The storm from contaminated Ice Balls was huge! People were contracting everything from cholera to every water born bug in the pond. It had been reported that plague bacteria had been found in other Ice Balls. I made several plates using blood agar in hopes of catching something like Y. pestus. And I did! I called my teacher who called the County Health Department and they arrived in force about 11pm on a Friday night. The biology and chemistry departments were right next to the cafeteria kitchen. Needless to say the kitchen didn't serve food the next week and Monday the school was still closed. Not to toot my own horn, but there was absolutely no contamination. Sterile technique needs to be simple for it to be generally used without mistakes.
Assuming you have a perfect shop that meets your standards, the only real issue is insuring you don't contract an infection. Just like going to the dentist, depending on the risk you're prescribed antibiotics preemptively. This is possibly the best reason to inform your doctor of your plans. I'm suggesting that you don't have to ask for your doctor's permission. A non doctor is going to inject some pigments through thousands of needle punctures. A tattoo iron can execute 50-60 strokes/second or 3600 strokes an hour. Some needle configurations can bundle six or more needles. The point is somebody is poking upwards to 100,000 subdermal holes in an hour session.
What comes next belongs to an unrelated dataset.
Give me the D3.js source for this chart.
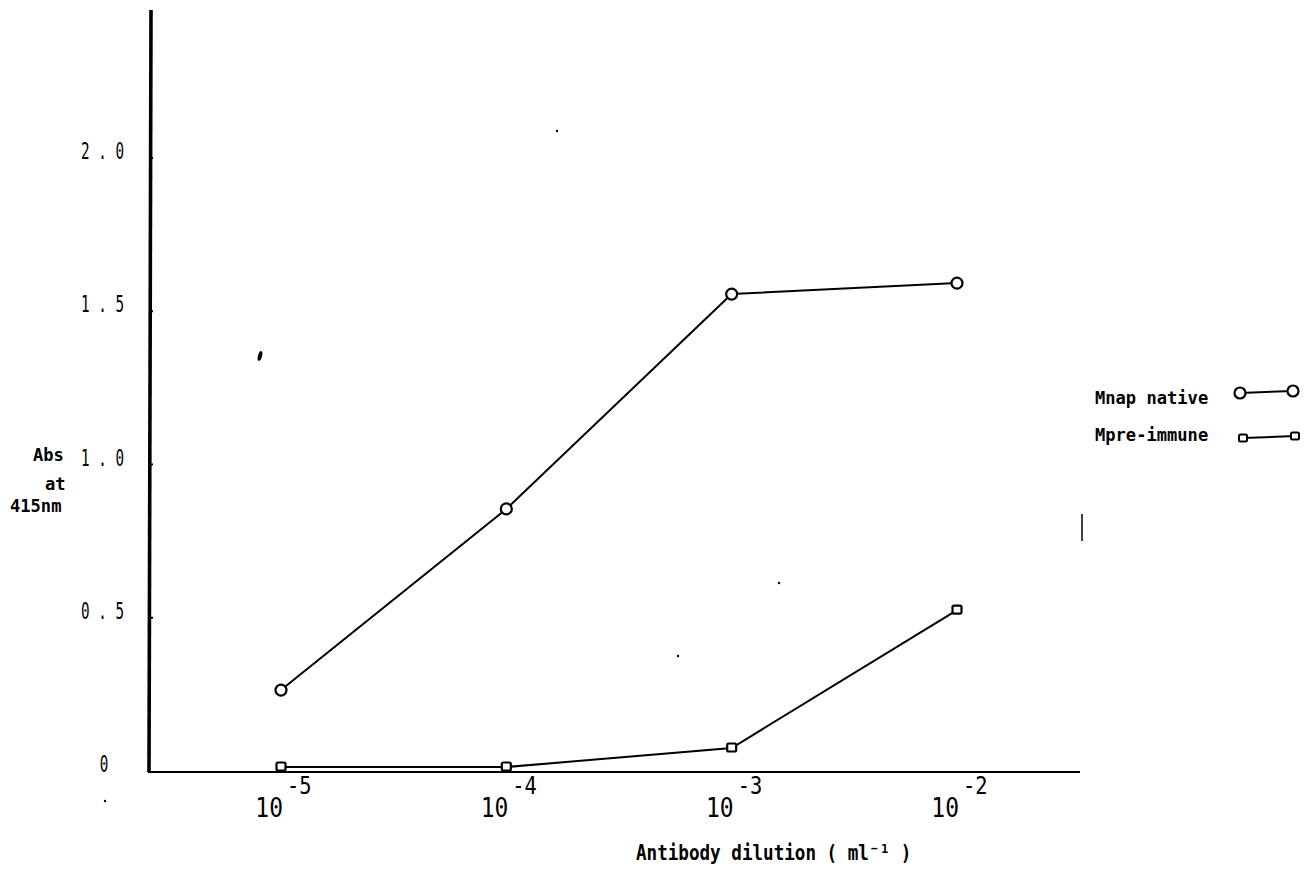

If there's any doubt that you have been assaulted, a tattoo sized, mild scab forms. Usually they wrap or bandage the tattoo and apply a generous layer of antibiotic/antiseptic ointment. Overall you should have a good tattoo experience but if there's anyway to find public health records or maybe internet ratings on the tattoo artist/shop. Your doctor probably will give you preemptive antibiotics but the advice you may want is how to check out a shop. I would really push for the antibiotics. Use a trust but verify method if possible when selecting a tattoo artist. This may not be the time to choose the low bid.